The movie Labyrinth started, appropriately enough, with a baby.
After working on the otherworldly film The Dark Crystal, designer Brian Froud approached Jim Henson about a new story, and presented him with a drawing of a baby surrounded by goblins. Henson, who was recovering from disappointment at the tepid reception to his The Dark Crystal, was intrigued. He saw it as an opportunity to tell a more lighthearted story, since the lore of his previous film was very serious.
Striving for a fun tone, Henson brought on Monty Python’s Terry Jones to write a script. And while Jones did indeed write a script on which the story was based, soon it was loaded down with contributions from various conflicting writers: George Lucas, Elaine May and Laura Phillips, as well as Henson himself. The original script was much more character-driven, exploring the secret motivations of the Goblin King.
Of course, it’s difficult to think about Labyrinth without picturing the imposing presence of David Bowie. Initially, the center of the maze was to be a secret until the climax of the film, but once Bowie was brought on board it became more urgent to feature him in musical numbers. This was just one of the many commercial-based modifications of the story, a process that gradually made the film more complicated and less coherent.
Initially, Bowie’s character was to have more of a presence in the real world as a playwright. In disguise, he stole the baby and tried to lure Sarah to be his queen until she reveals his true form: a weak, powerless goblin. Those elements were removed, and various authors punched up comedic elements until the shooting script became a patchwork of different ideas.
Various actors besides Bowie and Jennifer Connelly were considered for the lead human roles: as Sarah, filmmakers looked at Jane Krakowski (who would go on to play Jenna on 30 Rock), as well as Ally Sheedy, Marisa Tomei and Sarah Jessica Parker. As Jareth, Henson reportedly considered Sting, Prince and Michael Jackson — all of whom would have brought a very different but equally imposing interpretation to the role.

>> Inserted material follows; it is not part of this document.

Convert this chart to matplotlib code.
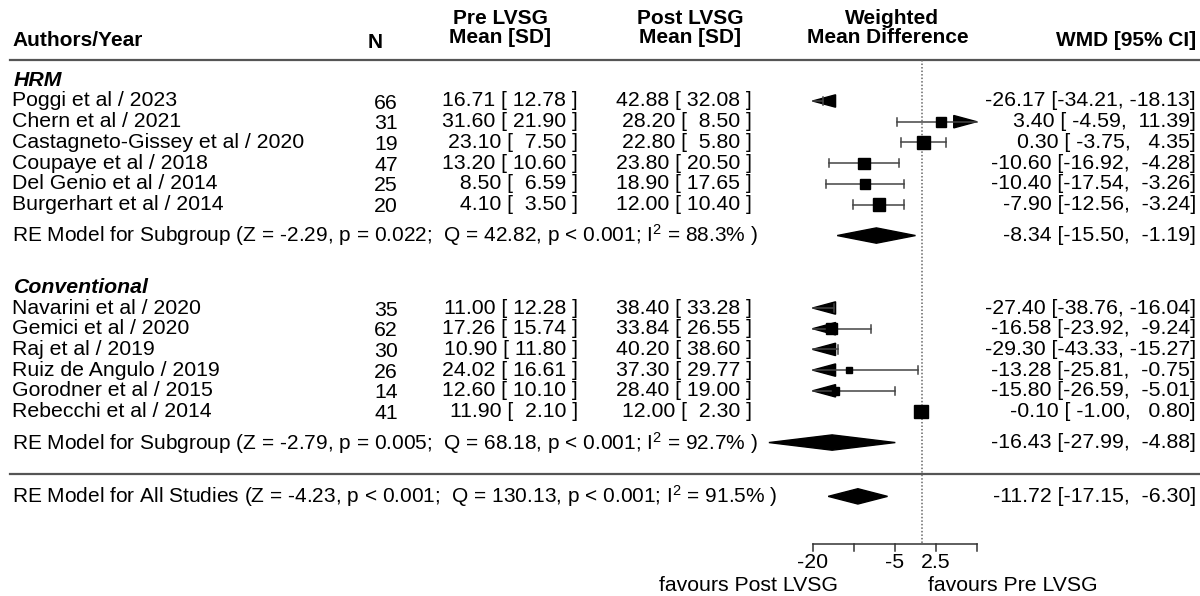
import matplotlib
matplotlib.use('Agg')
import matplotlib.pyplot as plt
from matplotlib.patches import Polygon, Rectangle

plt.rcParams['font.family'] = ['Liberation Sans', 'DejaVu Sans']
plt.rcParams['mathtext.fontset'] = 'custom'
plt.rcParams['mathtext.rm'] = 'Liberation Sans'
plt.rcParams['mathtext.it'] = 'Liberation Sans:italic'
plt.rcParams['mathtext.bf'] = 'Liberation Sans:bold'

# ---- data ----
groups = ['HRM', 'Conventional']
studies = ['Poggi et al / 2023', 'Chern et al / 2021', 'Castagneto-Gissey et al / 2020',
           'Coupaye et al / 2018', 'Del Genio et al / 2014', 'Burgerhart et al / 2014',
           'Navarini et al / 2020', 'Gemici et al / 2020', 'Raj et al / 2019',
           'Ruiz de Angulo / 2019', 'Gorodner et al / 2015', 'Rebecchi et al / 2014']
n = [66, 31, 19, 47, 25, 20, 35, 62, 30, 26, 14, 41]
pre_mean = [16.71, 31.60, 23.10, 13.20, 8.50, 4.10, 11.00, 17.26, 10.90, 24.02, 12.60, 11.90]
pre_sd = [12.78, 21.90, 7.50, 10.60, 6.59, 3.50, 12.28, 15.74, 11.80, 16.61, 10.10, 2.10]
post_mean = [42.88, 28.20, 22.80, 23.80, 18.90, 12.00, 38.40, 33.84, 40.20, 37.30, 28.40, 12.00]
post_sd = [32.08, 8.50, 5.80, 20.50, 17.65, 10.40, 33.28, 26.55, 38.60, 29.77, 19.00, 2.30]
wmd = [-26.17, 3.40, 0.30, -10.60, -10.40, -7.90, -27.40, -16.58, -29.30, -13.28, -15.80, -0.10]
ci_lo = [-34.21, -4.59, -3.75, -16.92, -17.54, -12.56, -38.76, -23.92, -43.33, -25.81, -26.59, -1.00]
ci_hi = [-18.13, 11.39, 4.35, -4.28, -3.26, -3.24, -16.04, -9.24, -15.27, -0.75, -5.01, 0.80]
weights = [8.4, 8.5, 9.7, 9.0, 8.7, 9.5, 7.2, 8.7, 6.2, 6.8, 7.4, 10.2]

sub_est = [-8.34, -16.43]
sub_lo = [-15.50, -27.99]
sub_hi = [-1.19, -4.88]
sub_z = ['-2.29', '-2.79']
sub_p = ['= 0.022', '= 0.005']
sub_q = ['42.82', '68.18']
sub_i2 = ['88.3', '92.7']

all_est, all_lo, all_hi = -11.72, -17.15, -6.30
all_z, all_p, all_q, all_i2 = '-4.23', '< 0.001', '130.13', '91.5'

ticks = [-20, -12.5, -5, 2.5, 10]
tick_labels = ['-20', '', '-5', '2.5', '']

# ---- layout ----
X0_PX = 922.0      # pixel of WMD = 0
PX_UNIT = 5.47     # pixels per WMD unit
ROW_PX = 20.7
ROW0_PX = 101.0
FS = 15.3
FSH = 15

def px(p):
    return (p - X0_PX) / PX_UNIT

study_rows = [0, 1, 2, 3, 4, 5, 10, 11, 12, 13, 14, 15]
group_rows = [-1, 9]
sub_rows = [6.5, 16.5]
all_row = 19.1
axis_row = 21.4
alim = (ticks[0], ticks[-1])

fig = plt.figure(figsize=(12, 5.96), dpi=100)
ax = fig.add_axes([0, 0, 1, 1])
ax.set_xlim(px(0), px(1200))
ax.set_ylim((596 - ROW0_PX) / ROW_PX, -ROW0_PX / ROW_PX)
ax.axis('off')

# headers
ax.text(px(12), -2.9, 'Authors/Year', fontsize=FSH, fontweight='bold', va='center', ha='left')
ax.text(px(375), -2.85, 'N', fontsize=FSH, fontweight='bold', va='center', ha='center')
ax.text(px(500), -4.0, 'Pre LVSG', fontsize=FSH, fontweight='bold', va='center', ha='center')
ax.text(px(500), -3.05, 'Mean [SD]', fontsize=FSH, fontweight='bold', va='center', ha='center')
ax.text(px(690), -4.0, 'Post LVSG', fontsize=FSH, fontweight='bold', va='center', ha='center')
ax.text(px(690), -3.05, 'Mean [SD]', fontsize=FSH, fontweight='bold', va='center', ha='center')
ax.text(px(892), -4.0, 'Weighted', fontsize=FSH, fontweight='bold', va='center', ha='center')
ax.text(px(888), -3.05, 'Mean Difference', fontsize=FSH, fontweight='bold', va='center', ha='center')
ax.text(px(1196), -2.9, 'WMD [95% CI]', fontsize=FSH, fontweight='bold', va='center', ha='right')

line_col = '#555555'
ax.plot([px(10), px(1200)], [-2, -2], color=line_col, lw=1.6)
ax.plot([px(10), px(1200)], [18, 18], color=line_col, lw=1.6)
ax.plot([0, 0], [-2, axis_row], color='#666666', lw=1.1, ls=(0, (1, 1.3)))

for g, r in zip(groups, group_rows):
    ax.text(px(14), r, g, fontsize=FS, fontweight='bold', fontstyle='italic', va='center')

wmin, wmax = min(weights), max(weights)
arrow_len = 4.2
arrow_h = 0.3
cap_h = 0.2

for i, r in enumerate(study_rows):
    ax.text(px(12), r, studies[i], fontsize=FS, va='center')
    ax.text(px(386), r + 0.1, str(n[i]), fontsize=FS, va='center', ha='center')
    ax.text(px(578), r, '%5.2f [%6.2f ]' % (pre_mean[i], pre_sd[i]), fontsize=FS, va='center', ha='right')
    ax.text(px(752), r, '%5.2f [%6.2f ]' % (post_mean[i], post_sd[i]), fontsize=FS, va='center', ha='right')
    ax.text(px(1196), r, '%.2f [%6.2f, %6.2f]' % (wmd[i], ci_lo[i], ci_hi[i]),
            fontsize=FS, va='center', ha='right')

    lo = max(ci_lo[i], alim[0])
    hi = min(ci_hi[i], alim[1])
    ax.plot([lo, hi], [r, r], color='#444444', lw=1.1)
    if ci_lo[i] < alim[0]:
        ax.add_patch(Polygon([(alim[0], r), (alim[0] + arrow_len, r - arrow_h),
                              (alim[0] + arrow_len, r + arrow_h)], closed=True, color='black'))
    else:
        ax.plot([lo, lo], [r - cap_h, r + cap_h], color='#444444', lw=1.1)
    if ci_hi[i] > alim[1]:
        ax.add_patch(Polygon([(alim[1], r), (alim[1] - arrow_len, r - arrow_h),
                              (alim[1] - arrow_len, r + arrow_h)], closed=True, color='black'))
    else:
        ax.plot([hi, hi], [r - cap_h, r + cap_h], color='#444444', lw=1.1)

    if alim[0] <= wmd[i] <= alim[1]:
        size = (0.5 + (weights[i] - wmin) / (wmax - wmin)) * 9.3
        w = size / PX_UNIT
        h = size / ROW_PX
        ax.add_patch(Rectangle((wmd[i] - w / 2, r - h / 2), w, h, color='black', zorder=3))

def diamond(est, lo, hi, r):
    ax.add_patch(Polygon([(lo, r), (est, r - 0.37), (hi, r), (est, r + 0.37)],
                         closed=True, color='black'))

for j, r in enumerate(sub_rows):
    label = 'RE Model for Subgroup (Z = %s, p %s;  Q = %s, p < 0.001; I$^2$ = %s%% )' % (
        sub_z[j], sub_p[j], sub_q[j], sub_i2[j])
    ax.text(px(12), r, label, fontsize=15, va='center')
    ax.text(px(1196), r, '%.2f [%6.2f, %6.2f]' % (sub_est[j], sub_lo[j], sub_hi[j]),
            fontsize=FS, va='center', ha='right')
    diamond(sub_est[j], sub_lo[j], sub_hi[j], r)

label = 'RE Model for All Studies (Z = %s, p %s;  Q = %s, p < 0.001; I$^2$ = %s%% )' % (
    all_z, all_p, all_q, all_i2)
ax.text(px(12), all_row, label, fontsize=15, va='center')
ax.text(px(1196), all_row, '%.2f [%6.2f, %6.2f]' % (all_est, all_lo, all_hi),
        fontsize=FS, va='center', ha='right')
diamond(all_est, all_lo, all_hi, all_row)

# x axis of the forest panel
ax.plot([ticks[0], ticks[-1]], [axis_row, axis_row], color='#333333', lw=1.1)
for t, lab in zip(ticks, tick_labels):
    ax.plot([t, t], [axis_row, axis_row + 0.35], color='#333333', lw=1.1)
    if lab:
        ax.text(t, axis_row + 0.9, lab, fontsize=FS, ha='center', va='center')
ax.text(px(838), axis_row + 2.0, 'favours Post LVSG', fontsize=FS, ha='right', va='center')
ax.text(px(928), axis_row + 2.0, 'favours Pre LVSG', fontsize=FS, ha='left', va='center')

fig.savefig('out.png', dpi=100, facecolor='white')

Technically, it was an unbelievably complicated shoot. The sets were extremely dense with puppets, and Henson debuted various new techniques on the film, including a motion-control rig that yielded disastrously fake-looking footage. The human actors had difficulty interacting with the puppet characters. The movie also features the first attempt at creating a realistic organic creature with computer animation — the owl that flies over the opening credits.
But for all that work, the film’s reception was mixed. Critics found it difficult to interpret — probably as a result of all the different hands on the script — and there was disagreement about how convincing the character of Sarah really was, since Jennifer Connelly looked quite a bit older than the character needed to be.
Nevertheless, since then it’s become a famous cult film — particularly of the queer community — and Connelly reports that little girls still recognize her to this day from the film. It’s been the genesis for various conferences, dances and extensive libraries of fan fiction. And, according to screenwriter Nicole Perlman (co-writer of Guardians of the Galaxy), a reboot is currently in development. With any luck, the legacy of Labyrinth will soon return to the big screen — minus any of the mistakes that plagued the original.